Был май 1938 года. Прошло около двух месяцев после расстрела Николая Ивановича. Для себя я тоже ничего хорошего не ждала: сначала казалось маловероятным выжить восемь лет в лагере, а теперь я понимала, что последует еще более суровый приговор. Временами мной овладевало желание уйти из жизни. Казалось, это лучший выход из тупика, в котором я оказалась. Чувство, что зловещий круговорот событий засасывал меня в свою кровавую воронку все глубже и глубже, не покидало меня. В то же время у меня был серьезный стимул выжить; я обязана была исполнить волю Николая Ивановича — передать его письмо-обращение «Будущему поколению руководителей партии», которое бережно хранила моя память. Но тогда я очень смутно представляла возможность осуществления его последнего желания и от этого приходила в отчаяние.
В те дни я любила засыпать, чтобы ничего не чувствовать; тем с большей силой обрушивалась на меня катастрофа после пробуждения.
Настроение омрачало и то, что в Томском лагере я узнала от прибывшей туда позже меня жены Ломова, Наталии Григорьевны, о судьбе своей матери, которой перед отъездом в астраханскую ссылку я оставила ребенка: в то время ей было уже за пятьдесят. Она и до своего ареста в 1938 году была болезненная, перенесла тяжелую форму туберкулеза легких. С 1907 года она участвовала в революционном движении. Впрочем, это мало отличало ее от многих репрессированных в то время. Ее не раз арестовывали и до революции. В Бутырской тюрьме она сидела в 1911 году, вторично оказалась в ней в 1938 году. Все-таки она выжила, моя мать, возвратилась из заключения настолько физически надломленной, что жизнь ее после освобождения из заключения и реабилитации в течение 18 лет до дня смерти в 1973 году превратилась в великое мучительное испытание, которое она, прикованная к постели, переносила героически. В январе 1938 года она была арестована, моему сыну в момент ее ареста был год и восемь месяцев. Ребенка забрали в детский дом. Сведения эти были вполне достоверны, Наталия Григорьевна узнала об этом от отца Николая Ивановича — Ивана Гавриловича, встретившегося ей случайно. Он рассказал, что с трудом разыскал мальчика и что, несмотря на неоднократные просьбы и письмо, направленное им Сталину, внука ему не отдавали. В конце концов ребенка разрешили отдать деду, но лишь тогда, когда он серьезно заболел и, казалось, был уже безнадежен. Иван Гаврилович был стар и слаб, тяжело переживал гибель сына, и я понимала, что он не в силах ухаживать за внуком, да и не мог его материально содержать: пенсии его лишили сразу же после ареста Н. И., еще до моей высылки в Астрахань. Жив ли Иван Гаврилович, где мой сын — я не знала.
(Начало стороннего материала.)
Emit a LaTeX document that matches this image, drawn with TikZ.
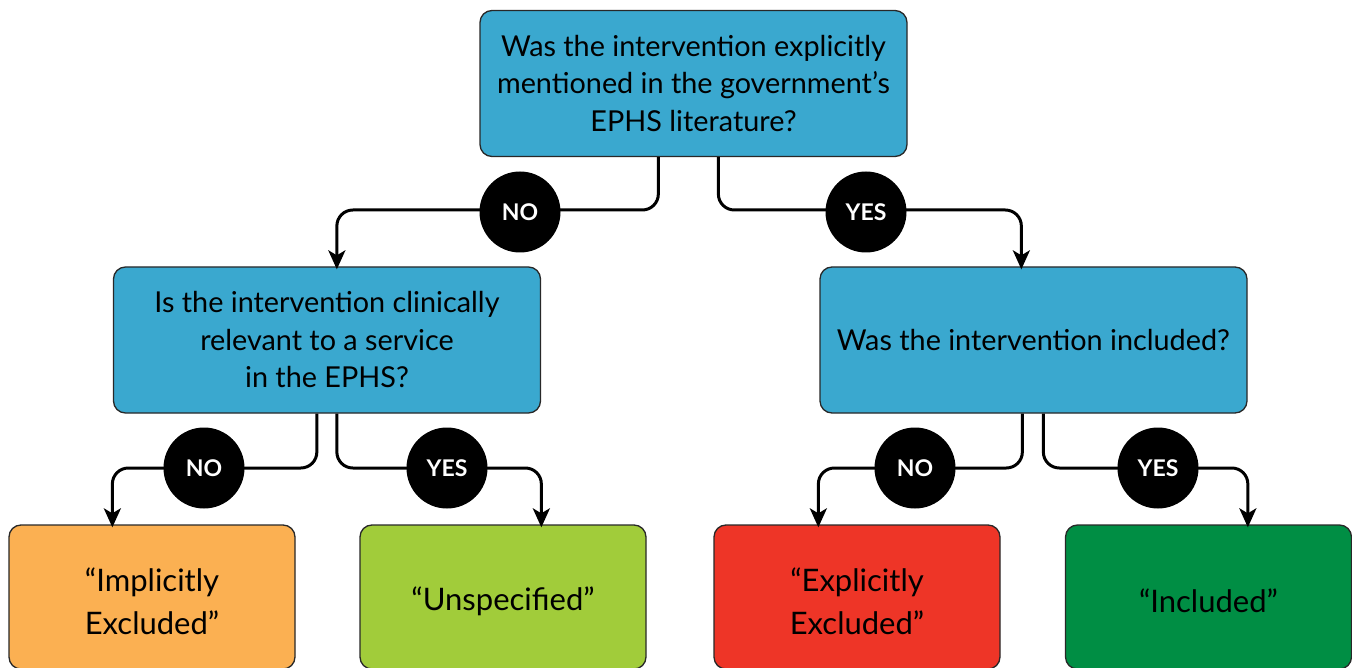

Лишь одна мысль приносила мне душевное облегчение. Я радовалась, что вовремя умер отец; по возрасту рано, в сорок девять лет, зато не от сталинской пули, как это случилось с Николаем Ивановичем в таком же возрасте.
Разве могла я предположить, что наступит тот миг, когда раннюю смерть горячо любимого отца я буду рассматривать как некое благо и думать — хоть в этом мне в жизни повезло. Таковы гримасы истории, меняющие наш взгляд на мир.